Your output is the lines from the first one to the one containing "import seaborn as sns", repeated exactly, with images left out.

[Data shown start]

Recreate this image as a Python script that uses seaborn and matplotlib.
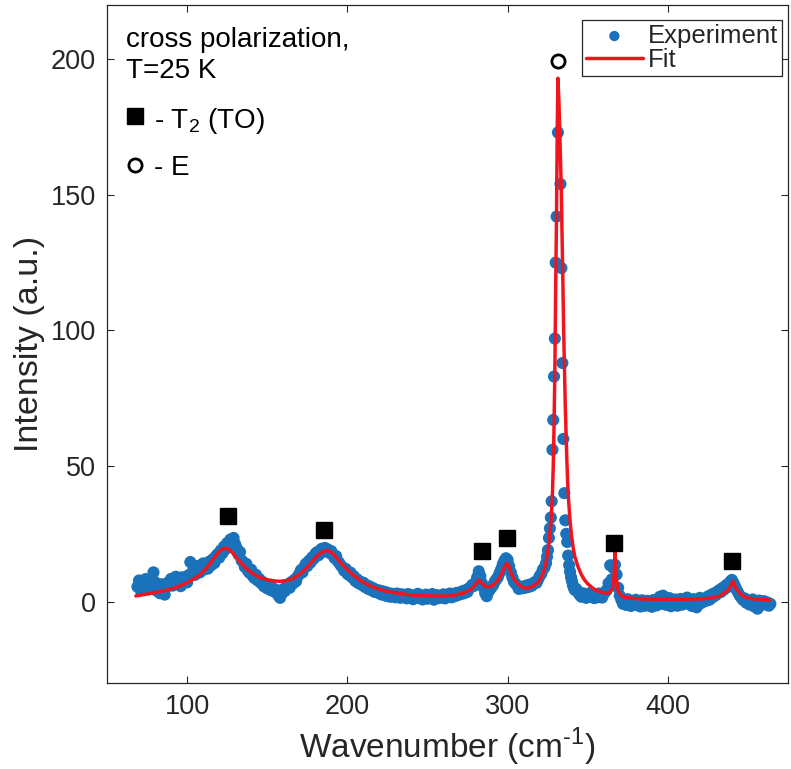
import numpy as np
import pandas as pd
import matplotlib
matplotlib.use("Agg")
import matplotlib.pyplot as plt
import seaborn as sns

# ---------------- data ----------------
exp_x = list(range(69, 324)) + [
    324.0, 324.6, 325.2, 325.8, 326.4, 327.0, 327.5, 328.0, 328.5, 329.0,
    329.5, 330.0, 330.6, 331.4, 333.0, 333.6, 334.2, 334.8, 335.4, 336.0,
    336.6, 337.2, 337.8, 338.4, 339.0, 339.6, 340.2, 340.8, 341.4, 342.0,
] + list(range(343, 465))

exp_y = [
    5.5, 7.8, 4.2, 6.9, 5.1, 8.3, 6.2, 4.6, 7.5, 6.0,
    10.8, 7.2, 4.0, 5.8, 3.1, 6.4, 4.7, 2.6, 5.3, 7.0,
    6.1, 8.4, 5.9, 7.6, 9.2, 6.8, 8.1, 5.7, 9.0, 7.4,
    8.6, 7.1, 9.8, 14.6, 10.5, 12.3, 9.9, 11.7, 13.2, 10.8,
    12.6, 14.1, 11.9, 13.5, 12.2, 14.8, 13.4, 15.6, 14.2, 16.8,
    17.5, 16.2, 18.9, 17.8, 20.3, 19.4, 21.6, 20.8, 22.9, 21.7,
    23.5, 21.2, 19.6, 17.4, 18.3, 15.2, 14.6, 12.8, 13.9, 11.4,
    10.6, 11.8, 9.4, 8.7, 9.9, 7.8, 8.4, 6.9, 7.3, 5.6,
    6.5, 4.9, 5.8, 4.3, 5.2, 3.8, 4.5, 3.1, 2.2, 1.4,
    2.8, 4.6, 3.9, 5.7, 6.4, 5.1, 7.2, 6.6, 8.1, 7.5,
    9.3, 10.2, 11.6, 10.8, 12.7, 13.9, 13.1, 15.0, 14.4, 16.3,
    15.8, 17.6, 18.2, 17.1, 18.9, 19.5, 18.4, 19.8, 18.7, 19.2,
    17.9, 18.6, 17.2, 16.1, 16.8, 15.0, 14.2, 13.3, 12.6, 11.4,
    12.1, 10.3, 9.8, 10.7, 8.9, 9.4, 7.6, 8.3, 6.8, 7.4,
    6.2, 7.0, 5.4, 6.1, 4.7, 5.6, 4.2, 5.0, 3.6, 4.4,
    3.3, 4.1, 2.7, 3.8, 2.4, 3.5, 2.0, 3.1, 1.8, 2.9,
    2.2, 1.6, 3.0, 2.3, 1.4, 2.7, 1.9, 2.5, 1.2, 2.8,
    1.7, 2.4, 0.9, 2.1, 1.5, 2.9, 1.3, 2.2, 0.8, 1.9,
    2.6, 1.1, 2.0, 1.6, 2.8, 0.7, 1.8, 2.4, 1.3, 2.1,
    1.5, 2.7, 1.2, 2.3, 1.9, 3.0, 1.6, 2.5, 2.0, 3.2,
    2.4, 3.4, 2.8, 3.9, 3.1, 4.3, 3.6, 4.9, 5.4, 6.2,
    5.8, 7.1, 9.0, 11.2, 9.4, 6.8, 5.2, 3.1, 2.0, 3.6,
    4.5, 5.3, 6.1, 7.4, 8.2, 9.1, 10.6, 12.0, 13.8, 15.1,
    16.0, 15.4, 13.1, 10.8, 8.9, 7.3, 6.6, 5.9, 4.7, 5.4,
    4.9, 5.6, 5.1, 6.0, 5.4, 6.3, 5.8, 6.7, 7.2, 6.9,
    8.1, 9.4, 10.2, 11.8, 12.6,
    14.2, 16.5, 19.0, 23.5, 27.0, 31.0, 37.0, 56.0, 67.0, 83.0,
    97.0, 125.0, 142.0, 173.0, 154.0, 123.0, 88.0, 60.0, 40.0, 30.0,
    25.0, 22.0, 17.0, 13.5, 11.0, 9.0, 7.5, 6.0, 5.0, 4.3,
    4.6, 3.4, 2.5, 1.8, 3.1, 2.2, 1.4, 2.7, 1.9, 3.3,
    2.1, 1.3, 2.8, 1.6, 3.0, 2.3, 1.5, 2.9, 3.6, 4.4,
    6.8, 13.4, 8.2, 12.4, 13.6, 10.0, 5.1, 2.2, 0.6, -0.8,
    0.4, -1.2, 0.9, -0.5, -1.6, 0.2, -0.9, 0.7, -1.3, -0.3,
    -1.8, 0.5, -0.7, -1.5, 0.3, -1.1, -0.2, -1.9, 0.6, -0.6,
    -1.4, -0.1, 1.8, -0.8, 2.2, 0.4, -1.2, -0.4, 1.3, -1.7,
    0.1, -0.9, 0.8, -1.5, -0.3, 1.0, -1.1, 0.3, -0.6, 1.5,
    -0.8, 0.4, -1.6, 0.9, -0.2, -2.1, 0.6, 1.4, -0.5, 0.2,
    1.1, 0.3, 1.9, 0.7, 2.5, 1.6, 3.1, 2.4, 3.7, 4.2,
    3.5, 5.0, 4.4, 5.8, 6.3, 5.5, 7.4, 8.0, 6.9, 5.6,
    4.3, 3.2, 2.1, 1.4, 0.6, 1.2, -0.4, 0.3, -1.1, -0.5,
    0.8, -1.8, -0.2, -2.6, 0.4, -1.3, -0.6, 0.2, -1.0, -0.3,
    -1.5, -0.8,
]

fit_x = [68, 75, 80, 87, 93, 100, 104, 108, 112, 116, 119, 121, 123, 125, 127,
         129, 132, 135, 138, 141, 145, 150, 155, 158, 162, 166, 170, 174, 178,
         181, 184, 187, 190, 193, 196, 200, 204, 208, 212, 216, 222, 229, 236,
         243, 252, 261, 267, 273, 277, 280, 282, 284, 286, 288, 291, 294, 296,
         298, 299.6, 301, 302.5, 304.5, 307, 310, 313, 316, 318, 320, 322, 323,
         324, 325, 326, 327, 327.5, 328, 328.5, 329, 329.5, 330, 330.5, 331,
         331.4, 332, 332.5, 333, 333.5, 334, 334.5, 335, 335.5, 336, 336.5, 337,
         337.5, 338, 339, 340, 341, 342, 344, 346, 348, 350, 353, 356, 359, 362,
         364, 365.5, 366.5, 367.1, 367.8, 369, 371, 374, 380, 390, 400, 410, 420,
         427, 432, 436, 438.5, 440.6, 442.5, 445, 448, 452, 458, 463.5]
fit_y = [2.1, 2.8, 3.4, 4.2, 5.2, 7.0, 8.3, 9.9, 12.3, 15.4, 17.8, 19.0, 19.7,
         19.6, 18.8, 17.6, 15.3, 13.4, 11.7, 10.3, 9.0, 8.1, 7.6, 7.5, 7.8, 8.5,
         10.0, 12.0, 14.8, 16.8, 18.2, 18.9, 18.3, 16.4, 14.2, 11.8, 9.6, 7.9,
         6.5, 5.4, 4.2, 3.3, 2.7, 2.3, 2.1, 2.0, 2.4, 3.3, 4.4, 6.4, 7.9, 6.8,
         5.6, 5.4, 6.0, 7.9, 9.8, 12.6, 14.2, 12.8, 10.0, 7.9, 6.2, 5.1, 5.0, 5.8,
         6.5, 7.8, 10.3, 12.0, 14.5, 18.0, 22.5, 29.0, 34.0, 40.0, 50.0, 65.0,
         85.0, 115.0, 140.0, 175.0, 193.0, 185.0, 175.0, 163.0, 152.0, 136.0,
         118.0, 100.0, 85.0, 72.0, 62.0, 52.0, 44.0, 38.0, 29.5, 24.0, 19.5,
         16.5, 12.8, 10.0, 8.0, 6.6, 5.0, 4.0, 3.4, 3.1, 3.4, 5.0, 9.5, 18.3,
         9.0, 3.8, 2.2, 1.5, 1.1, 0.9, 0.9, 0.9, 1.0, 1.3, 2.0, 3.4, 5.0, 7.5,
         5.0, 3.0, 1.7, 1.1, 0.8, 0.6]

t2_x = [125.4, 185.4, 284.3, 299.6, 366.3, 439.8]
t2_y = [31.7, 26.6, 18.6, 23.4, 21.7, 14.9]
e_x = [331.2]
e_y = [199.4]

xticks = [100, 200, 300, 400]
yticks = [0, 50, 100, 150, 200]

# ---------------- styling ----------------
sns.set_theme(style="white")
plt.rcParams['font.family'] = ['Liberation Sans', 'DejaVu Sans']
plt.rcParams['mathtext.fontset'] = 'custom'
plt.rcParams['mathtext.rm'] = 'Liberation Sans'

AX_COL = '#262626'
BLUE = '#1a72ba'
RED = '#f0141f'

fig = plt.figure(figsize=(7.91, 7.69), dpi=100)
ax = fig.add_axes([107 / 791, 1 - 683 / 769, (788 - 107) / 791, (683 - 5) / 769])

df_exp = pd.DataFrame({'x': exp_x, 'y': exp_y})
df_fit = pd.DataFrame({'x': fit_x, 'y': fit_y})

sns.scatterplot(data=df_exp, x='x', y='y', ax=ax, color=BLUE, s=76,
                linewidth=0, edgecolor='none', label='Experiment', zorder=2)
sns.lineplot(data=df_fit, x='x', y='y', ax=ax, color=RED, lw=2.5,
             estimator=None, sort=False, label='Fit', zorder=3)

ax.plot(t2_x, t2_y, 's', ms=11, mfc='black', mec='black', mew=1, zorder=4)
ax.plot(e_x, e_y, 'o', ms=9.5, mfc='white', mec='black', mew=2, zorder=4)

ax.set_xlim(50, 475)
ax.set_ylim(-30, 220)
ax.set_xticks(xticks)
ax.set_yticks(yticks)
ax.tick_params(direction='in', length=5, width=0.8, colors=AX_COL,
               labelsize=19.5, top=True, right=True, bottom=True, left=True,
               labelcolor=AX_COL, pad=8)
for sp in ax.spines.values():
    sp.set_visible(True)
    sp.set_color(AX_COL)
    sp.set_linewidth(0.9)

ax.set_xlabel('Wavenumber (cm$^{\\mathregular{\u20101}}$)', fontsize=24,
              color=AX_COL, labelpad=4)
ax.set_ylabel('Intensity (a.u.)', fontsize=24.5, color=AX_COL, labelpad=4)

# annotations
ax.text(0.028, 0.9385, 'cross polarization,', transform=ax.transAxes,
        fontsize=20, va='baseline', ha='left', color='black')
ax.text(0.028, 0.8919, 'T=25 K', transform=ax.transAxes,
        fontsize=20, va='baseline', ha='left', color='black')
ax.plot([0.0415], [0.836], 's', ms=11, mfc='black', mec='black', mew=1,
        transform=ax.transAxes, clip_on=False)
ax.text(0.0684, 0.818, r'- T$_\mathregular{2}$ (TO)', transform=ax.transAxes,
        fontsize=20, va='baseline', ha='left', color='black')
ax.plot([0.0415], [0.764], 'o', ms=9.5, mfc='white', mec='black', mew=2,
        transform=ax.transAxes, clip_on=False)
ax.text(0.0684, 0.749, '- E', transform=ax.transAxes,
        fontsize=20, va='baseline', ha='left', color='black')

leg = ax.legend(loc='upper right', bbox_to_anchor=(0.991, 0.978), borderaxespad=0,
                fontsize=18.5, frameon=True, fancybox=False, framealpha=1,
                edgecolor=AX_COL, borderpad=0.15, labelspacing=0.02,
                handlelength=2.2, handletextpad=0.2, markerscale=0.85)
leg.get_frame().set_linewidth(0.9)

fig.savefig('out.png', dpi=100)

[Data shown end]

Task result
Recreate this image as a Python script that uses seaborn and matplotlib.
import numpy as np
import pandas as pd
import matplotlib
matplotlib.use("Agg")
import matplotlib.pyplot as plt
import seaborn as sns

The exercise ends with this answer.